ATHENS – The name, image and likeness era in college athletics has arrived. Now schools seek to establish parameters.
Georgia’s new state law enabling amateur athletes to earn money off their image while maintaining their collegiate eligibility went to effect Thursday. The University of Georgia on Thursday sent out separate lists of do’s and don’ts to athletes, fans and employees. Clemson, Georgia football’s season-opening opponent Sept. 4 in Charlotte, did the same.
Most of what is spelled out is common sense. Some of it is limiting. For instance, UGA athletes can’t use Georgia’s famous “Power G” logo or any other trademarks in anything they do.
As for the do’s, Georgia verifies that its athletes now can receive “compensation from a third party” and that it can be in the form of “cash, a cash equivalent (such as gift cards), digital cash transfers, free or reduced-cost products or services, equity in a company and other forms of legitimate compensation in exchange for their NIL or service.” It also stipulated that compensation “must be commensurate with market value.”
Specifically, athletes can promote a business, product or service on their social-media platforms, can participate in autograph-signing events and can sign an item in exchange for goods or services.
Also, that can be paid for appearances, speaking engagements or camps, can enter into contractual relationships and/or hire agents or advisors, as long as they’re disclosed to and registered with UGA.

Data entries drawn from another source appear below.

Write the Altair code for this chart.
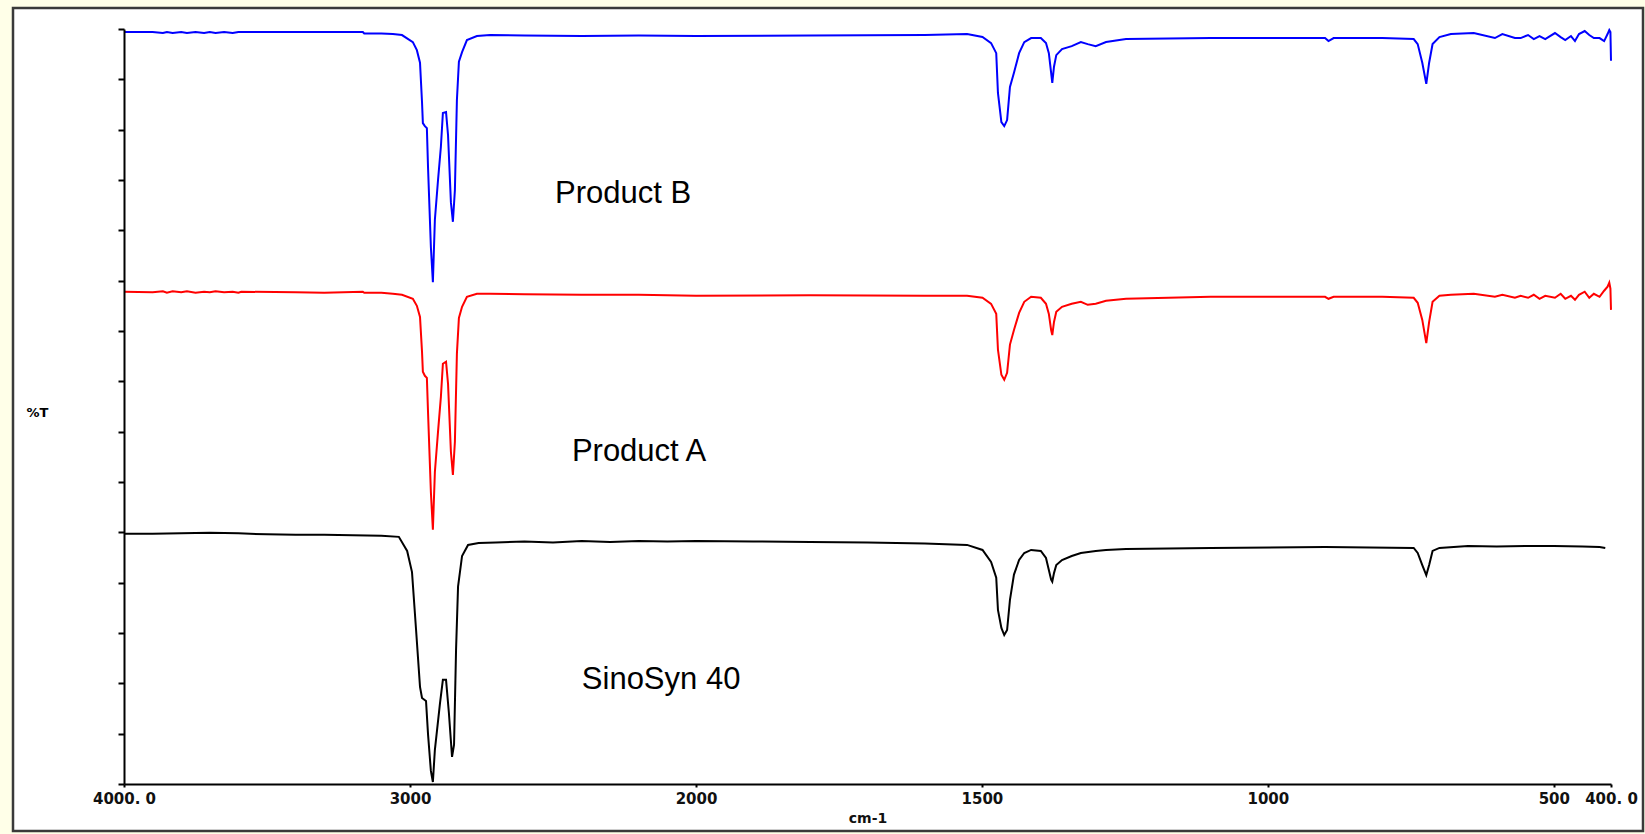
import altair as alt
import pandas as pd

# ---------------- data ----------------
# Product B (blue)
WN_B = [4000, 3900, 3864, 3850, 3830, 3800, 3780, 3750, 3720, 3700, 3680, 3650, 3620, 3600, 3590,
        3400, 3300, 3165, 3160, 3140, 3100, 3060, 3028, 2990, 2976, 2965, 2958, 2955, 2948, 2941,
        2937, 2927, 2920, 2913, 2902, 2892, 2885, 2874, 2867, 2857, 2850, 2843, 2836, 2829, 2818,
        2801, 2766, 2720, 2600, 2400, 2200, 2000, 1800, 1600, 1526, 1499, 1484, 1475, 1472, 1466,
        1461, 1456, 1451, 1444, 1435, 1426, 1414, 1397, 1388, 1383, 1379, 1377, 1374, 1370, 1360,
        1343, 1327, 1315, 1301, 1283, 1248, 1100, 1000, 900, 894, 885, 800, 745, 738, 730,
        723, 718, 712, 700, 680, 640, 603, 590, 568, 558, 545, 535, 525, 515, 498,
        488, 480, 470, 463, 456, 446, 438, 430, 420, 412, 406, 403, 401, 400]
T_B = [149.4, 149.4, 149.2, 149.4, 149.2, 149.4, 149.2, 149.4, 149.2, 149.4, 149.2, 149.4, 149.2, 149.4, 149.4,
       149.4, 149.4, 149.4, 149.1, 149.1, 149.1, 149.0, 148.8, 147.4, 145.8, 143.3, 135.5, 131.3, 130.7, 130.3,
       122.6, 106.7, 99.7, 112.1, 120.0, 126.6, 133.3, 133.5, 128.9, 115.6, 111.7, 118.0, 135.9, 143.5, 145.4,
       147.8, 148.6, 148.8, 148.7, 148.6, 148.7, 148.6, 148.7, 148.8, 149.0, 148.4, 147.2, 145.2, 137.3, 131.5,
       130.7, 131.9, 138.5, 141.3, 145.2, 147.4, 148.2, 148.2, 147.2, 145.2, 141.3, 139.3, 142.5, 144.8, 146.0,
       146.6, 147.4, 147.0, 146.6, 147.4, 148.0, 148.2, 148.2, 148.2, 147.6, 148.2, 148.2, 148.0, 147.0, 143.3,
       139.1, 143.3, 147.0, 148.4, 149.0, 149.2, 148.2, 149.0, 148.2, 148.2, 148.8, 148.0, 148.6, 148.0, 149.2,
       148.4, 147.8, 148.6, 147.6, 149.0, 149.6, 148.8, 148.2, 148.2, 147.6, 149.0, 149.8, 149.4, 143.7]

# Product A (red)
WN_A = WN_B
T_A = [97.8, 97.7, 97.9, 97.6, 97.9, 97.7, 97.9, 97.6, 97.8, 97.7, 97.9, 97.7, 97.8, 97.6, 97.8,
       97.7, 97.6, 97.8, 97.6, 97.6, 97.6, 97.4, 97.2, 96.4, 95.0, 92.8, 85.9, 81.9, 81.1, 80.7,
       73.9, 58.0, 50.5, 62.0, 70.0, 76.9, 83.5, 83.9, 79.5, 66.0, 61.4, 68.0, 85.5, 92.6, 94.8,
       96.8, 97.4, 97.4, 97.3, 97.2, 97.2, 97.0, 97.1, 97.0, 97.0, 96.6, 95.4, 93.4, 86.3, 81.3,
       80.3, 81.7, 87.3, 90.2, 93.6, 95.8, 96.8, 96.6, 95.4, 93.4, 90.2, 89.2, 91.8, 93.8, 94.8,
       95.4, 95.8, 95.2, 95.4, 96.0, 96.4, 96.8, 96.8, 96.8, 96.4, 96.8, 96.8, 96.6, 95.6, 92.2,
       87.6, 91.8, 95.8, 97.0, 97.2, 97.4, 96.8, 97.2, 96.6, 97.0, 96.6, 97.2, 96.4, 97.0, 96.6,
       97.4, 96.4, 97.0, 96.2, 97.2, 97.8, 96.6, 97.4, 96.8, 98.0, 98.8, 99.6, 98.4, 94.2]

# SinoSyn 40 (black)
WN_K = [4000, 3900, 3800, 3700, 3600, 3500, 3400, 3300, 3200, 3100, 3039, 3010, 2993, 2979, 2965,
        2958, 2944, 2937, 2927, 2920, 2913, 2895, 2885, 2874, 2864, 2853, 2846, 2839, 2832, 2818,
        2797, 2760, 2700, 2600, 2500, 2400, 2300, 2200, 2100, 2000, 1900, 1800, 1700, 1600, 1526,
        1499, 1484, 1475, 1472, 1466, 1461, 1456, 1451, 1444, 1435, 1426, 1414, 1397, 1388, 1383,
        1379, 1377, 1374, 1370, 1360, 1343, 1327, 1301, 1283, 1248, 1100, 900, 745, 738, 730,
        723, 718, 712, 700, 650, 600, 550, 500, 450, 420, 410]
T_K = [49.7, 49.7, 49.8, 49.9, 49.8, 49.6, 49.5, 49.5, 49.4, 49.3, 49.1, 46.3, 42.1, 30.8, 19.3,
       17.1, 16.5, 9.9, 2.6, 0.4, 6.8, 16.1, 20.7, 20.7, 14.1, 5.4, 7.8, 26.6, 39.2, 45.3,
       47.5, 47.9, 48.0, 48.2, 48.0, 48.3, 48.1, 48.3, 48.2, 48.3, 48.2, 48.1, 48.0, 47.8, 47.5,
       46.5, 44.1, 41.0, 34.6, 31.0, 29.6, 30.6, 36.6, 41.6, 44.5, 45.9, 46.5, 46.3, 44.9, 42.5,
       40.6, 40.2, 41.9, 43.5, 44.5, 45.3, 45.9, 46.3, 46.5, 46.7, 46.9, 47.1, 46.9, 45.9, 43.5,
       41.5, 43.5, 46.3, 46.9, 47.3, 47.2, 47.3, 47.3, 47.2, 47.1, 46.9]

SERIES = ["Product B", "Product A", "SinoSyn 40"]
COLORS = ["#0000FF", "#FF0000", "#000000"]

LABEL_WN = [2255, 2199, 2122]
LABEL_T = [117.3, 66.0, 20.7]

X_TICKS = [4000, 3000, 2000, 1500, 1000, 500, 400]
X_TICK_LABELS = ["4000. 0", "3000", "2000", "1500", "1000", "500", "400. 0"]
Y_TICKS = list(range(0, 151, 10))

# ---------------- build tables ----------------
rows = []
for name, wn, t in [(SERIES[0], WN_B, T_B), (SERIES[1], WN_A, T_A), (SERIES[2], WN_K, T_K)]:
    for i, (w, v) in enumerate(zip(wn, t)):
        rows.append({"series": name, "wn": w, "T": v, "i": i})
df = pd.DataFrame(rows)
lab = pd.DataFrame({"label": SERIES, "wn": LABEL_WN, "T": LABEL_T})

W, H = 1487, 755
xscale = alt.Scale(domain=[4000, 2000, 400], range=[0, 572, W], zero=False, nice=False)
yscale = alt.Scale(domain=[0, 150], zero=False, nice=False)

label_expr = " : ".join(
    f"datum.value == {v} ? '{t}'" for v, t in zip(X_TICKS, X_TICK_LABELS)
) + " : ''"

frame = alt.Chart(pd.DataFrame({"a": [0]})).mark_rect(
    fill="white", stroke="#3a3a3a", strokeWidth=2.5, clip=False
).encode(
    x=alt.value(-111), x2=alt.value(1519), y=alt.value(-21), y2=alt.value(802)
)

lines = alt.Chart(df).mark_line(strokeWidth=2, strokeJoin="miter").encode(
    x=alt.X("wn:Q", scale=xscale,
            axis=alt.Axis(values=X_TICKS, labelExpr=label_expr, title="cm-1", zindex=2,
                          domainColor="black", domainWidth=2, tickColor="black", tickWidth=2,
                          tickSize=3, labelFont="DejaVu Sans", labelFontSize=15,
                          labelFontWeight="bold", labelColor="#111111",
                          labelPadding=4, grid=False, titleFont="DejaVu Sans", titleFontSize=14,
                          titleFontWeight="bold", titleColor="#111111", titlePadding=5,
                          labelFlush=False, labelOverlap=False)),
    y=alt.Y("T:Q", scale=yscale,
            axis=alt.Axis(values=Y_TICKS, labels=False, title="%T", titleAngle=0, zindex=2,
                          titleX=-87, titleY=383, titleAlign="center", titleBaseline="middle",
                          titleFont="DejaVu Sans", titleFontSize=13, titleFontWeight="bold",
                          titleColor="black", domainColor="black", domainWidth=2,
                          tickColor="black", tickWidth=2, tickSize=6, grid=False)),
    color=alt.Color("series:N", scale=alt.Scale(domain=SERIES, range=COLORS), legend=None),
    detail="series:N",
    order="i:Q",
)

texts = alt.Chart(lab).mark_text(
    font="Liberation Sans", fontSize=31, color="black", align="center", baseline="middle"
).encode(x=alt.X("wn:Q", scale=xscale), y=alt.Y("T:Q", scale=yscale), text="label:N")

chart = alt.layer(frame, lines, texts).properties(
    width=W, height=H,
    autosize=alt.AutoSizeParams(type="none"),
    padding={"left": 124, "top": 29, "right": 34, "bottom": 50},
    background="#FFFFE8",
).configure_view(stroke=None)

chart.save("out.html", embed_options={"renderer": "svg", "actions": False})
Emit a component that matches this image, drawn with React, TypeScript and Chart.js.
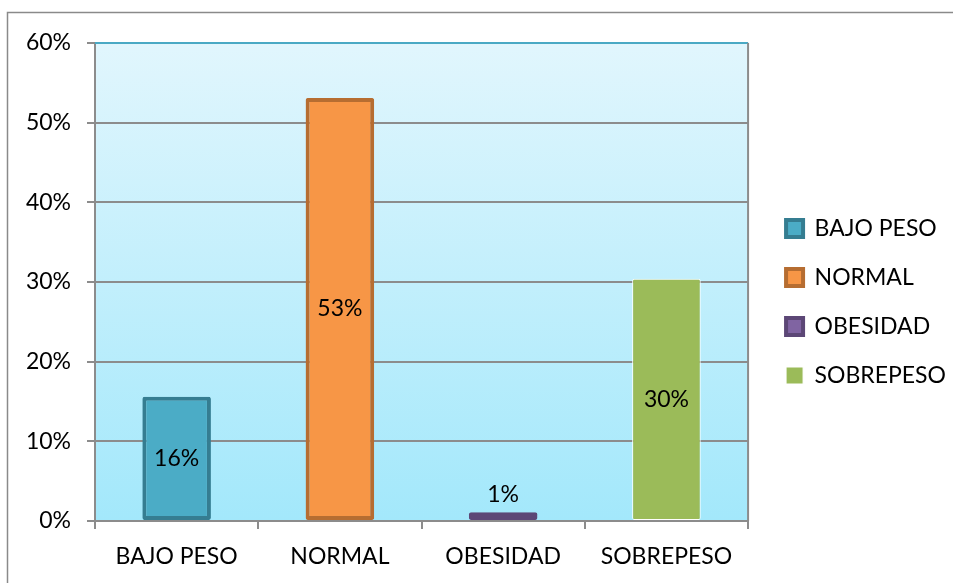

That’s followed with a list of don’ts, including UGA coaches or staff cannot arrange or facilitate athletes’ NIL activities, NIL deals cannot be offered as inducements for or be contingent upon enrollment, agents and attorneys can’t be retained as representation for professional athletic opportunities and no deals can be made without full disclosure to UGA compliance.
In addition, athletes can’t wear their UGA uniforms, team-issued gear or any of the school’s registered trademarks or logos in any photos or videos. They also can’t use any UGA athletics or campus facilities.
There also are restrictions on any NIL business being conducted that conflicts with team or academic activities, in games or in practices. Athletes can’t endorse alcohol, tobacco, marijuana, gambling or adult entertainment or anything that UGA deems negatively impacts or reflects on the institution. Also, athletes can’t sign or sell their UGA-issued gear.
That hasn’t slowed Georgia football players with their respective roll-outs. Running backs Zamir White (Z3 Chosen One) and Kendall Milton (KM2) each released trademarked logos on Twitter on Thursday and announced partnerships with representation. Milton also was soliciting “personal shoutouts.”
Senior offensive lineman Jamaree Salyer on Thursday announced that he has his own brand “in the works.” But he’s ready to do business. With the qualifier that he would be “keeping football first,” Salyer encouraged potential clients to contact him via direct message to “promote, do commercials, etc. … My DMs are open for business.”
Georgia freshman Jonathan Jefferson, a 2021 signee and early enrollee out of Douglasville, announced the release of his own line of merchandise called “Uno Jon.” It includes $25 T-shirts with his logo on them and $5 silicone wristbands that can be ordered off his website. Apparently, Jefferson has been planning this for a while. Records show he applied for his trademark Dec. 29, shortly after signing with the Bulldogs.
Other marquee football players, such as Georgia quarterback JT Daniels, seem to be taking a wait-and-see approach. Inside locker rooms, there are apparent concerns that the market could quickly become saturated with apparel and merchandise.
Of course, the opportunities aren’t limited to football players. Some other UGA athletes stand to benefit greatly. Georgia sophomore sprinter Matthew Boling, for instance, has more than 945,000 followers on TikTok and another 200,000-plus on Instagram. That’s more than any other Georgia athlete.
Boling has yet to make any partnership announcements.